Голова раненого покоилась на коленях странного старика, который был одет в чёрные монашеские одежды. Серые, пронзительные глаза, из-под нависшего куколя смотрели, как казалось Денису, прямо в душу.
- Поспешай, сыне, на пособь к друзем славным. Уже посадники с воинством от земель Руских к Дону великому аки орли слетешася. Там, у Дону поганый Момай царь с тёмным войском земли нашей и крови брести хотят. Князи и братия, что гнезда Владимера Киевского есть по рождению с ними Ольгердовичи, милые пановя удалые Литвы.
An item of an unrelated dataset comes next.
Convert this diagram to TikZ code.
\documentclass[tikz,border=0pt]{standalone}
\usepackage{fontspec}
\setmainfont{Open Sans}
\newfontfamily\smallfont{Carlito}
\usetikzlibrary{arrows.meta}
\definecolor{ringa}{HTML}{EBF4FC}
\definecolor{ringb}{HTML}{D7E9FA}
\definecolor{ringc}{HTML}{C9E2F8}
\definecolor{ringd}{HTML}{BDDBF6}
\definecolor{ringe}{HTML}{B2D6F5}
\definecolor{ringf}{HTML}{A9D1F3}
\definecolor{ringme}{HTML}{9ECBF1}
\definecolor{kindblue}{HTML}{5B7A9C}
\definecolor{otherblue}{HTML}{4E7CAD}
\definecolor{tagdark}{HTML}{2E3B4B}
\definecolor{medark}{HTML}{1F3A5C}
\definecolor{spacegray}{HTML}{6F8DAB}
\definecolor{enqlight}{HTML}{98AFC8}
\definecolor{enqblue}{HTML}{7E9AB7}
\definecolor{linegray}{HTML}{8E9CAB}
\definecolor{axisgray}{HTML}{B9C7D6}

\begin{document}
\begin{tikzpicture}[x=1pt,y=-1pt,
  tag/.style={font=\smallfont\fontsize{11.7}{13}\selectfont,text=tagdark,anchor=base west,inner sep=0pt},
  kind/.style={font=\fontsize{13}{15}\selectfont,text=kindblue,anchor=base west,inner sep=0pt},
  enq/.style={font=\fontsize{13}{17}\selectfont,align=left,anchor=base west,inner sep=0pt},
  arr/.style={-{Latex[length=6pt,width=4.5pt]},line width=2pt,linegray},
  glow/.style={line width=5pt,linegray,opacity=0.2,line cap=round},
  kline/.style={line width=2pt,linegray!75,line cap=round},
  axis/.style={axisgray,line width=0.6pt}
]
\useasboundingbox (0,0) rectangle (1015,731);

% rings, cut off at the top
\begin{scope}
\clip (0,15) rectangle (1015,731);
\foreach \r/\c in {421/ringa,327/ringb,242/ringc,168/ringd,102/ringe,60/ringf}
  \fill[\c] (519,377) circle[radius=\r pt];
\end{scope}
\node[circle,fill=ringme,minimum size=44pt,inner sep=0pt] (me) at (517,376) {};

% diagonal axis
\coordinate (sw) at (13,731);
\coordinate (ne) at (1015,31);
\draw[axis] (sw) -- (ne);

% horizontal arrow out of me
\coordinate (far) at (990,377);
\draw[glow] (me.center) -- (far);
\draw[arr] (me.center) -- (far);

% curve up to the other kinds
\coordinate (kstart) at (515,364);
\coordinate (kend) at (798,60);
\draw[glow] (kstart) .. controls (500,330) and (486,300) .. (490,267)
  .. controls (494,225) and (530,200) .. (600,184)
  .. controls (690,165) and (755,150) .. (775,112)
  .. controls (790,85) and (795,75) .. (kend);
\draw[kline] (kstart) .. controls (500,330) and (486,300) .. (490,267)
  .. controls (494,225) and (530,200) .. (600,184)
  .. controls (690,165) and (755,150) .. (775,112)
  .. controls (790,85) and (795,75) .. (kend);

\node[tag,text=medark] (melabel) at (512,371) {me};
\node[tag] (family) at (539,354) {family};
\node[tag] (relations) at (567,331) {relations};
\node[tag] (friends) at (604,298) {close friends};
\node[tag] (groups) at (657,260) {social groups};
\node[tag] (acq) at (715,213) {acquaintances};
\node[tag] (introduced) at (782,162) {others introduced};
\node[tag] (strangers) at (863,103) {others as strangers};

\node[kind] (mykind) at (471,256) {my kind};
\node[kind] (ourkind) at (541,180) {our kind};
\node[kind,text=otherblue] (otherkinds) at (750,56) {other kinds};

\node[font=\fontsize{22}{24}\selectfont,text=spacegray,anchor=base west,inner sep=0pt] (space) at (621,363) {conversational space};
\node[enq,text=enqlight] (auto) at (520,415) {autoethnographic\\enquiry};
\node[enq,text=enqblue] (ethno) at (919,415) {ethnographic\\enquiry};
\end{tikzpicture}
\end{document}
На борзых комонях к Дону сбираются, испить шелемом воды, да испытать мечев своих о шеломы Мамаевы, о сулиц немецких и боедан бусорманские. Многия сыны славныя положат головы своя за веру крестьянскую и за землю Рускую здесь, меж Доном и Красной Мечей, на поле Куликове, на речке Непрядве. Но не имать ни жён, ни детей, ни земли нашей - ни ястребу, ни чёрну ворону, ни Мамаю поганому!..
Денис закрыл глаза и застонал от мучительной, тягучей боли, которая держала его в своих когтях от окровавленных ногтей до кончиков спутанных, опалённых волос. И только слово старца, понятное и близкое ему, исцеляющим светом входило в опустевшую, засыпающую душу.
Два ангела приподняли его над землёй. Старик, взмахнув рукой, крикнул в след знакомым голосом давно ушедшего деда: «Смотри и помни! Помни всегда! Если вернёшься - расскажешь детям своим»…
Дениса несли над ночным Даманским. До зубов вооружённые хунвейбины, кажется, заполнили весь остров. Они зарываются, маскируясь в снег… Наши пограничники идут цепью по рыхлому, белому снегу. Шквал огня! Как черти из табакерки из-под снега выскакивают китайцы. Они везде. Они беспощадны. У наших ребят заканчивается боезапас… Одинокий БТР кружит, сминая живую силу врага. Патроны на исходе… Китайские миномёты отрезают путь к отступлению…К нашим вышло всего четверо… А наши – это русские, украинцы, белорусы, казахи, таджики, грузины, армяне… Плечом к плечу … Брат за брата…
- За Родину! За погибших товарищей!..
Многострадальный остров накрывает артиллерия… Плавится снег… Плавится металл… Ад… Тьма… Вспышка…
Он парит над ущельем на дне которого, перешёптываясь с камнями, спешит слиться с Вахшем и вдохнуть жизнь в Амударью, чужой и родной Пяндж. Давно закончилась Афганская война. Наши пограничники охраняют рубежи, чужого ныне государства от кровавой бойни, угроза которой нависла над землёй бывших братьев. 1993 год… Нет ещё вокруг охранных постов Тург, Навранга, Меркурий, Гриф… Дымится сожженная дотла моджахедами 12-я застава возле опустевшего кишлака «Саригора». Наши отступили. Двадцать пять человек навсегда остались здесь на выжженной солнцем и горячим свинцом земле… Он видел, как беснующиеся, озверевшие от крови нелюди отрезают головы у павших солдат и швыряют в вольер голодным собакам. Как, под дикие визги боевиков, с живых ещё ребят, сдирают чулком кожу и бросают в пылающие развалины. Как наши пытаются прорваться сверху, по единственной, заминированной тропе… Как разворачиваются и бегут в тыл, струсившие?.. Предавшие?.. Таджикские… Уже не наши…
- Смотри! Смотри и помни! Никто и никогда не расскажет тебе правды об этом… Денис слышит голос деда и снова проваливается в липкую тьму, пропитанную запахом пороха и сгоревшей плоти…
- Где я?.. Доктор?.. - Тихо, тихо, сынок! Тебя из Донецка привезли никакого…Три операции там сделали… Встанешь на ноги – свечку поставь своему Ангелу Хранителю… Даже если не веришь. Я вот в Бога только сейчас поверил, на старости лет…
Денис, смотрел сквозь белый потолок палаты далеко-далеко, в самое Небо… Он не знал молитв, не знал церковного слова – но точно знал, что Бог есть, и Он его слышит. Засыпал, под мерный, врачующий голос старца – а потому открывал глаза с Верой… И Надеждой когда-нибудь вернуть Любовь в своё смятое сердце.